It must be noted that there is no historic record of Choi ever being certified as a student or teacher of Daito Ryu. The myth that Choi lost his certificates while returning to Korea is a falsehood as there are in depth records of every Daito Ryu Aikijitsu student kept in Japan. Choi, by his Korean or Japanese name, was never listed as a student. This fact substantiates the relationship between Choi and Takeda. Choi, however, for decades was under the direct influence of the art. He obviously mastered its techniques.
The Birth of Hapkido
Suh, Bok Sup became instrumental in helping Choi open his first school of self defense, which was established in February of 1951. He also became his first Black Belt. Due to Suh's advanced understanding of Judo, Suh lent some of this knowledge to the system which later became known as Hapkido. Many of the basic sleeve grabs, shoulder grabs, and throws, used in Hapkido, can trace their origin to Judo.

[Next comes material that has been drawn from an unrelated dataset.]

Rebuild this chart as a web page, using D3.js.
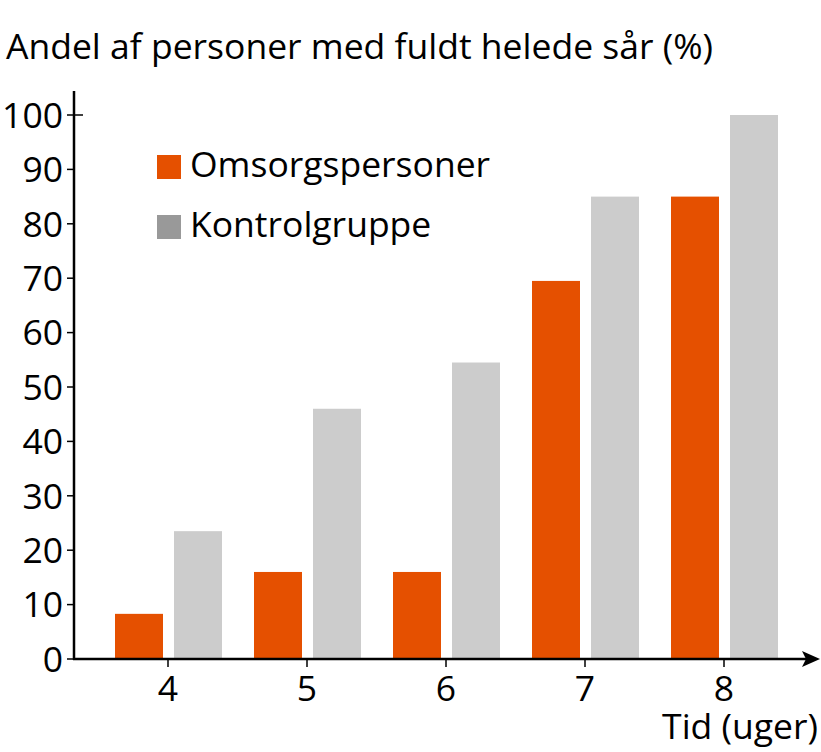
<!DOCTYPE html>
<html><head><meta charset="utf-8">
<script src="https://cdn.jsdelivr.net/npm/d3@7"></script>
<style>body{margin:0;background:#fff}svg{display:block}text{font-family:"Open Sans",sans-serif;fill:#000}</style>
</head><body>
<script>
const categories = ["4","5","6","7","8"];
const seriesNames = ["Omsorgspersoner","Kontrolgruppe"];
const omsorg = [8.3, 16, 16, 69.5, 85];
const kontrol = [23.5, 46, 54.5, 85, 100];
const yTicks = [0,10,20,30,40,50,60,70,80,90,100];
const title = "Andel af personer med fuldt helede sår (%)";
const xTitle = "Tid (uger)";

const W = 821, H = 752;
const barColors = ["#e55000", "#cccccc"];
const legendColors = ["#e55000", "#999999"];
const svg = d3.select("body").append("svg").attr("width", W).attr("height", H);

const x = d3.scalePoint().domain(categories).range([168, 724]);
const x1 = d3.scaleBand().domain(seriesNames).range([-53, 54]).paddingInner(0.1864);
const y = d3.scaleLinear().domain([0, 100]).range([659, 115]);
const data = [omsorg, kontrol];

// bars
seriesNames.forEach((s, si) => {
  svg.append("g").selectAll("rect").data(categories).join("rect")
    .attr("x", c => x(c) + x1(s))
    .attr("width", x1.bandwidth())
    .attr("y", (c, i) => y(data[si][i]))
    .attr("height", (c, i) => y(0) - y(data[si][i]))
    .attr("fill", barColors[si]);
});

const fs = 35.5;
// y axis
svg.append("line").attr("x1", 74).attr("x2", 74).attr("y1", 91).attr("y2", 660)
  .attr("stroke", "#000").attr("stroke-width", 2.5);
svg.append("g").selectAll("line").data(yTicks).join("line")
  .attr("x1", 67).attr("x2", d => d === 100 ? 83 : 74)
  .attr("y1", d => y(d)).attr("y2", d => y(d))
  .attr("stroke", "#000").attr("stroke-width", 1.5);
svg.append("g").selectAll("text").data(yTicks).join("text")
  .attr("x", 63).attr("y", d => y(d)).attr("dy", "0.36em")
  .attr("text-anchor", "end").attr("font-size", fs).text(d => d);

// x axis
svg.append("line").attr("x1", 73).attr("x2", 808).attr("y1", 659).attr("y2", 659)
  .attr("stroke", "#000").attr("stroke-width", 2.5);
svg.append("path").attr("d", "M820,659 L802,651 L806,659 L802,667 Z").attr("fill", "#000");
svg.append("g").selectAll("line").data(categories).join("line")
  .attr("x1", c => x(c)).attr("x2", c => x(c)).attr("y1", 659).attr("y2", 667)
  .attr("stroke", "#000").attr("stroke-width", 1.5);
svg.append("g").selectAll("text").data(categories).join("text")
  .attr("x", c => x(c)).attr("y", 701).attr("text-anchor", "middle")
  .attr("font-size", fs).text(c => c);
svg.append("text").attr("x", 818).attr("y", 739).attr("text-anchor", "end")
  .attr("font-size", fs).text(xTitle);

// title
svg.append("text").attr("x", 6).attr("y", 59).attr("font-size", fs).text(title);

// legend
seriesNames.forEach((s, i) => {
  const ly = 155 + i * 60;
  svg.append("rect").attr("x", 157).attr("y", ly).attr("width", 24).attr("height", 24)
    .attr("fill", legendColors[i]);
  svg.append("text").attr("x", 190).attr("y", ly + 22).attr("font-size", fs).text(s);
});
</script>
</body></html>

The initial name of the system of self defense Choi taught was, Dae Dong Ryu Yu Sool. This is the Korean translation for Daito Ryu Jujitsu.
Initially, Choi taught his students a very pure form of Daito Ryu Aikijitsu. Many of the later students of Hapkido attempt to falsely date the origin of Hapkido to some ancient Korean art. This is historically inaccurate. Choi, himself, never made this claim.

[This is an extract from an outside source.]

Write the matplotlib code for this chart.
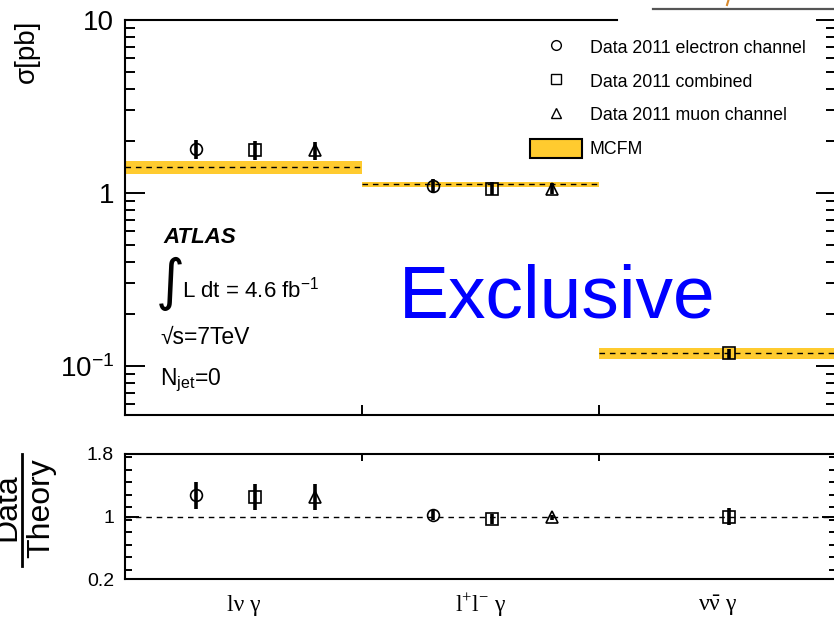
import numpy as np
import matplotlib
matplotlib.use('Agg')
import matplotlib.pyplot as plt
import matplotlib.ticker as mticker
from matplotlib.lines import Line2D
from matplotlib.patches import Patch

plt.rcParams['font.family'] = ['Liberation Sans', 'DejaVu Sans']
plt.rcParams['mathtext.fontset'] = 'custom'
plt.rcParams['mathtext.rm'] = 'Liberation Sans'
plt.rcParams['mathtext.it'] = 'Liberation Sans:italic'
plt.rcParams['mathtext.bf'] = 'Liberation Sans:bold'

# --- dados ---
canais = [r'lν γ', r'l$^{\mathregular{+}}$l$^{\mathregular{-}}$ γ', r'ν$\bar{\mathregular{ν}}$ γ']

mcfm = [1.41, 1.12, 0.118]
mcfm_err = [0.13, 0.035, 0.009]

sig_el = [1.80, 1.10]
sig_el_err = [0.23, 0.10]
sig_comb = [1.78, 1.06, 0.118]
sig_comb_err = [0.22, 0.09, 0.008]
sig_mu = [1.77, 1.06]
sig_mu_err = [0.21, 0.08]

rat_el = [1.27, 1.02]
rat_el_err = [0.17, 0.06]
rat_comb = [1.25, 0.97, 1.00]
rat_comb_err = [0.17, 0.06, 0.11]
rat_mu = [1.25, 0.99]
rat_mu_err = [0.17, 0.03]

off_el, off_comb, off_mu = 0.30, 0.55, 0.80
amarelo = '#ffcb2f'

fig = plt.figure(figsize=(8.34, 6.2), dpi=100)
W, H = 834.0, 620.0
ax = fig.add_axes([125 / W, 1 - 415 / H, (836 - 125) / W, (415 - 20) / H])
rax = fig.add_axes([125 / W, 1 - 579 / H, (836 - 125) / W, (579 - 454) / H])

# painel de cima: bandas MCFM
for i, (m, e) in enumerate(zip(mcfm, mcfm_err)):
    ax.bar(i, 2 * e, bottom=m - e, width=1, align='edge', color=amarelo, lw=0, zorder=1)
    ax.hlines(m, i, i + 1, colors='k', linestyles=(0, (4, 3.5)), lw=1, zorder=2)

def pontos(a, xs, ys, es, mk, ms):
    a.errorbar(xs, ys, yerr=es, fmt=mk, ms=ms, mfc='none', mec='k', mew=1.2,
               ecolor='k', elinewidth=2.6, capsize=0, zorder=3)

x_el = np.arange(len(sig_el)) + off_el
x_comb = np.arange(len(sig_comb)) + off_comb
x_mu = np.arange(len(sig_mu)) + off_mu

pontos(ax, x_el, sig_el, sig_el_err, 'o', 8.5)
pontos(ax, x_comb, sig_comb, sig_comb_err, 's', 8.5)
pontos(ax, x_mu, sig_mu, sig_mu_err, '^', 8.5)

ax.set_yscale('log')
ax.set_xlim(0, 3)
ax.set_ylim(0.052, 10)
ax.yaxis.set_major_locator(mticker.FixedLocator([0.1, 1, 10]))
ax.yaxis.set_major_formatter(mticker.FixedFormatter([r'10$^{\mathregular{-1}}$', '1', '10']))
ax.yaxis.set_minor_locator(mticker.LogLocator(base=10, subs=np.arange(2, 10)))
ax.yaxis.set_minor_formatter(mticker.NullFormatter())
ax.set_xticks([1, 2])
ax.set_xticklabels([])
ax.tick_params(axis='y', which='major', direction='in', length=14.4, width=1.4,
               labelsize=20, pad=8, right=True)
ax.tick_params(axis='y', which='minor', direction='in', length=7.2, width=1.4, right=True)
ax.tick_params(axis='x', which='major', direction='in', length=7.2, width=1.4)
for s in ax.spines.values():
    s.set_linewidth(1.5)
ax.spines['right'].set_visible(False)
ax.spines['top'].set_bounds(0, (617 - 125) / 237.0)

# legenda
handles = [
    Line2D([], [], marker='o', ls='none', ms=7, mfc='none', mec='k', mew=1),
    Line2D([], [], marker='s', ls='none', ms=7, mfc='none', mec='k', mew=1),
    Line2D([], [], marker='^', ls='none', ms=7, mfc='none', mec='k', mew=1),
    Patch(facecolor=amarelo, edgecolor='k', lw=1.5),
]
labels = ['Data 2011 electron channel', 'Data 2011 combined', 'Data 2011 muon channel', 'MCFM']
fig.legend(handles, labels, loc='upper left', bbox_to_anchor=(530 / W, 1 - 37 / H),
           frameon=False, fontsize=12.8, handlelength=2.92, handleheight=1.3,
           handletextpad=0.45, labelspacing=0.8, borderpad=0, borderaxespad=0)

# textos
fig.text(163 / W, 1 - 238 / H, 'ATLAS', fontsize=16, fontweight='bold', fontstyle='italic',
         va='center', ha='left')
fig.text(156 / W, 1 - 284 / H, '\u222b', fontsize=40, family=['DejaVu Sans'],
         va='center', ha='left')
fig.text(182 / W, 1 - 290 / H, r'L dt = 4.6 fb$^{\mathregular{-1}}$', fontsize=16,
         va='center', ha='left')
fig.text(160 / W, 1 - 337 / H, '\u221as=7TeV', fontsize=16.5, va='center', ha='left')
fig.text(160 / W, 1 - 380 / H, r'N$_{\mathregular{jet}}$=0', fontsize=16.5, va='center', ha='left')
fig.text(399 / W, 1 - 318 / H, 'Exclusive', fontsize=54, color='#0000ff',
         va='baseline', ha='left')

fig.text(27 / W, 1 - 20 / H, '\u03c3[pb]', fontsize=20, rotation=90, va='top', ha='center')

# painel de baixo: razão
rax.axhline(1, color='k', ls=(0, (4, 3.5)), lw=1, zorder=1)
pontos(rax, x_el, rat_el, rat_el_err, 'o', 8.5)
pontos(rax, x_comb, rat_comb, rat_comb_err, 's', 8.5)
pontos(rax, x_mu, rat_mu, rat_mu_err, '^', 8.5)
rax.set_xlim(0, 3)
rax.set_ylim(0.2, 1.8)
rax.set_yticks([0.2, 1.0, 1.8])
rax.set_yticklabels(['0.2', '1', '1.8'])
rax.yaxis.set_minor_locator(mticker.MultipleLocator(0.16))
rax.set_xticks([1, 2])
rax.set_xticklabels([])
rax.tick_params(axis='y', which='major', direction='in', length=10, width=1.4,
                labelsize=14, pad=8, right=True)
rax.tick_params(axis='y', which='minor', direction='in', length=5, width=1.4, right=True)
rax.tick_params(axis='x', which='major', direction='in', length=5, width=1.4,
                top=True, bottom=False)
for s in rax.spines.values():
    s.set_linewidth(1.5)
rax.spines['right'].set_visible(False)

for i, lab in enumerate(canais):
    rax.text(i + 0.5, -0.21, lab, transform=rax.get_xaxis_transform(), ha='center',
             va='center', fontsize=17, family=['Liberation Serif'])

# rótulo Data/Theory
fig.text(7 / W, 1 - 507 / H, 'Data', fontsize=23, rotation=90, va='center', ha='center')
fig.text(41 / W, 1 - 508 / H, 'Theory', fontsize=23, rotation=90, va='center', ha='center')
fig.add_artist(Line2D([22 / W, 22 / W], [1 - 566 / H, 1 - 454 / H], color='k', lw=2))

# resto de outro gráfico cortado no topo
fig.add_artist(Line2D([653 / W, 1], [1 - 9 / H, 1 - 9 / H], color='#555555', lw=1.6))
fig.add_artist(Line2D([728.5 / W, 727 / W], [1.0, 1 - 5 / H], color='#d9892b', lw=1.5))

plt.savefig('out.png', dpi=100)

As time progressed and other Korean martial art pioneers, such as General Hong Hi Choi (Taekwondo) and Hwang Kee (Tang Soo Do) were rediscovering and expanding upon the offensive nature of Tae Kyon, their discoveries influenced some of the advanced students of Choi, such as Ji, Han Jae, who slowly began to incorporate the very aggressive punching and kicking techniques into the overall understanding of Hapkido. Choi, himself, never taught kicking in association with Hapkido, however.

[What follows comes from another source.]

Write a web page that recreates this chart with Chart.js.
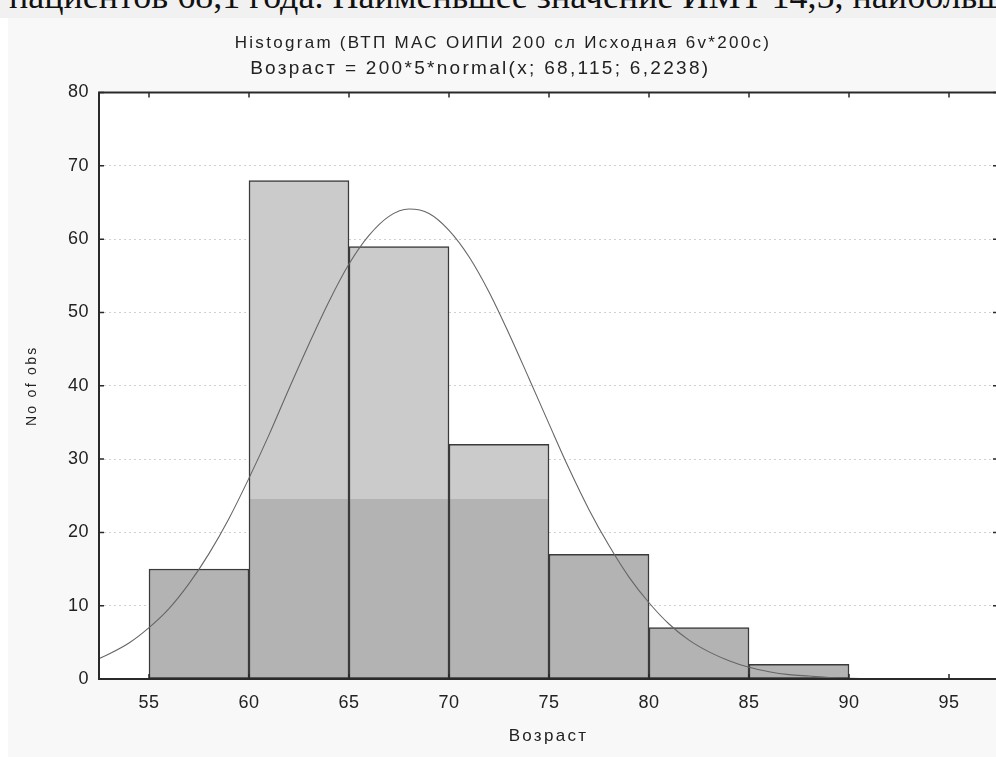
<!DOCTYPE html>
<html>
<head>
<meta charset="utf-8">
<script src="https://cdn.jsdelivr.net/npm/chart.js@4/dist/chart.umd.min.js"></script>
<style>
  html, body { margin: 0; padding: 0; background: #fff; overflow: hidden; width: 996px; height: 757px; }
  #topText {
    position: absolute; left: 0; top: 0; width: 996px; height: 18px;
    background: #f1f1f1; overflow: hidden; white-space: nowrap;
  }
  #topText span {
    position: absolute; left: 9px; bottom: 1px; line-height: 1;
    font: 36px "Liberation Serif", "Times New Roman", serif; color: #111;
  }
  #wrap { position: absolute; left: 8px; top: 18px; width: 1000px; height: 739px; background: #f8f8f8; }
</style>
</head>
<body>
<div id="topText"><span>пациентов 68,1 года. Наименьшее значение ИМТ 14,5, наибольшее</span></div>
<div id="wrap"><canvas id="hist" width="1000" height="739"></canvas></div>
<script>
// histogram bins (Возраст) and counts
const binEdges = [55, 60, 65, 70, 75, 80, 85, 90];
const counts = [15, 68, 59, 32, 17, 7, 2];

// fitted normal curve
const curveX = [52, 53, 54, 55, 56, 57, 58, 59, 60, 61, 62, 63, 64, 65, 66, 67, 68, 69, 70, 71, 72, 73, 74, 75,
  76, 77, 78, 79, 80, 81, 82, 83, 84, 85, 86, 87, 88, 89, 90, 92, 94, 98];
const curveY = [2.2, 3.4, 4.9, 7.0, 9.6, 13.0, 17.1, 21.9, 27.4, 33.3, 39.6, 45.7, 51.5, 56.6, 60.5, 63.1, 64.1, 63.5, 61.2, 57.6, 52.8, 47.1,
  41.0, 34.8, 28.7, 23.1, 18.2, 13.9, 10.4, 7.5, 5.3, 3.7, 2.5, 1.6, 1.0, 0.6, 0.4, 0.2, 0.1, 0.04, 0.01, 0];

const yTicks = [0, 10, 20, 30, 40, 50, 60, 70, 80];
const splitValue = 24.6; // where bar shading turns darker

const family = '"Liberation Sans", Arial, sans-serif';

const barData = counts.map((c, i) => ({ x: (binEdges[i] + binEdges[i + 1]) / 2, y: c }));
const lineData = curveX.map((x, i) => ({ x, y: curveY[i] }));

// the original's titles are spread out wide, tick labels less so
const spacingPlugin = {
  id: 'spacing',
  beforeLayout(chart) { chart.ctx.letterSpacing = '2.3px'; },
  beforeDraw(chart) { chart.ctx.letterSpacing = '2.3px'; },
  afterDatasetsDraw(chart) { chart.ctx.letterSpacing = '0.5px'; }
};

// white plot area, frame and inward ticks
const framePlugin = {
  id: 'frame',
  beforeDraw(chart) {
    const a = chart.chartArea, ctx = chart.ctx;
    ctx.save();
    ctx.fillStyle = '#fff';
    ctx.fillRect(a.left, a.top, a.right - a.left, a.bottom - a.top);
    ctx.restore();
  },
  afterDatasetsDraw(chart) {
    const a = chart.chartArea, ctx = chart.ctx;
    const xs = chart.scales.x, ys = chart.scales.y;
    ctx.save();
    ctx.strokeStyle = '#2a2a2a';
    ctx.lineWidth = 1.5;
    ctx.beginPath();
    xs.ticks.forEach(t => {
      const px = xs.getPixelForValue(t.value);
      ctx.moveTo(px, a.top); ctx.lineTo(px, a.top + 5);
      ctx.moveTo(px, a.bottom); ctx.lineTo(px, a.bottom - 5);
    });
    ys.ticks.forEach(t => {
      const py = ys.getPixelForValue(t.value);
      ctx.moveTo(a.left, py); ctx.lineTo(a.left + 5, py);
      ctx.moveTo(a.right, py); ctx.lineTo(a.right - 5, py);
    });
    ctx.stroke();
    ctx.lineWidth = 2;
    ctx.strokeRect(a.left, a.top, a.right - a.left, a.bottom - a.top);
    ctx.restore();
  }
};

function barFill(context) {
  const chart = context.chart;
  const a = chart.chartArea;
  if (!a) return '#b3b3b3';
  const ys = chart.scales.y;
  const split = (ys.getPixelForValue(splitValue) - a.top) / (a.bottom - a.top);
  const g = chart.ctx.createLinearGradient(0, a.top, 0, a.bottom);
  g.addColorStop(0, '#cbcbcb');
  g.addColorStop(split, '#cbcbcb');
  g.addColorStop(split, '#b3b3b3');
  g.addColorStop(1, '#b3b3b3');
  return g;
}

new Chart(document.getElementById('hist'), {
  type: 'bar',
  data: {
    datasets: [
      {
        type: 'line',
        data: lineData,
        borderColor: '#666',
        borderWidth: 1.1,
        pointRadius: 0,
        cubicInterpolationMode: 'monotone',
        order: 0
      },
      {
        type: 'bar',
        data: barData,
        backgroundColor: barFill,
        borderColor: '#3a3a3a',
        borderWidth: 1.5,
        borderSkipped: false,
        barPercentage: 1,
        categoryPercentage: 1,
        order: 1
      }
    ]
  },
  options: {
    responsive: false,
    animation: false,
    layout: { padding: { left: 0, right: 10, top: 0, bottom: 0 } },
    plugins: {
      legend: { display: false },
      tooltip: { enabled: false },
      title: {
        display: true,
        text: 'Histogram (ВТП МАС ОИПИ 200 сл Исходная 6v*200c)',
        color: '#222',
        font: { family, size: 17, weight: 'normal' },
        padding: { top: 15, bottom: 4.2 }
      },
      subtitle: {
        display: true,
        // trailing spaces nudge it a little left of centre, as in the original
        text: 'Возраст = 200*5*normal(x; 68,115; 6,2238)\u00a0\u00a0\u00a0\u00a0\u00a0\u00a0',
        color: '#222',
        font: { family, size: 19, weight: 'normal' },
        padding: { top: 0, bottom: 12.1 }
      }
    },
    scales: {
      x: {
        type: 'linear',
        min: 52.5,
        max: 97.45,
        offset: false,
        grid: { display: false, offset: false },
        border: { display: false },
        ticks: { z: 1, stepSize: 5, includeBounds: false, color: '#222', font: { family, size: 18 }, padding: 5, maxRotation: 0 },
        title: { display: true, text: 'Возраст', color: '#222', font: { family, size: 17 }, padding: { top: 0, bottom: 10 } },
        afterFit(scale) { scale.height = 78; }
      },
      y: {
        min: 0,
        max: 80,
        afterBuildTicks(scale) { scale.ticks = yTicks.map(v => ({ value: v })); },
        grid: { color: '#d0d0d0', lineWidth: 1, drawTicks: false },
        border: { display: false, dash: [2, 3] },
        ticks: { z: 1, color: '#222', font: { family, size: 18 }, padding: 10 },
        title: { display: true, text: 'No of obs', color: '#222', font: { family, size: 14 }, padding: { top: 16, bottom: 0 } },
        afterFit(scale) { scale.width = 91; }
      }
    }
  },
  plugins: [spacingPlugin, framePlugin]
});
</script>
</body>
</html>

Hapkido's final criteria came through a slow testing period, as did the other martial art systems born on the newly independent Korean Peninsula. Even the name Hapkido went through various changes, including: Yu Kwon Sul, Yu Sool, Ho Shin Mu Do, and Bi Sool.
Today, there is no one system of Hapkido, as is the case with WTF Taekwondo, for example. As time has gone on, each teacher and ensuing organization has integrated their own understandings and self defense realizations into this art. There are, however, two distinct types of Hapkido. The first are the schools which hold tightly to the original teachings of Yong Shul Choi. This style of Hapkido will commonly be observed when visiting or studying in the Hapkido dojangs located in the Taegue vicinity of South Korea. Here, the focus is placed primarily upon the Daito Ryu based joint locks, deflections, and throws. The second distinct style of Hapkido is those instructors, schools, and organizations who trace their lineage to Grandmaster Ji, Han Jae — whether directly or indirectly. In these schools one will observe a plethora of punching, kicking, and weapon techniques, in association with the joint locks and throws commonly associated with Hapkido. This style of Hapkido will commonly be observed at the dojangs based in Seoul, South Korea and, in fact, most of the Western world.
The continued evolution of Hapkido is a good thing. It has allowed the art to change and embrace the needs of each student in their own unique way.
Ji, Han Jae and the Evolution of Hapkido
Grandmaster Ji is said to have additionally studied the ancient Korean martial arts and meditation from a Taoist monk referred to only as, Taoist Lee. Ji states that he combined the techniques of his two teachers and invented the term Hapkido in 1959. Original students of Choi Dojunim say, however, that the term Hapkido was first used by Choi before Grandmaster Ji decided to use the name. Thus, this issue may never be fully resolved as to who first used the name. But, it is of little historic importance.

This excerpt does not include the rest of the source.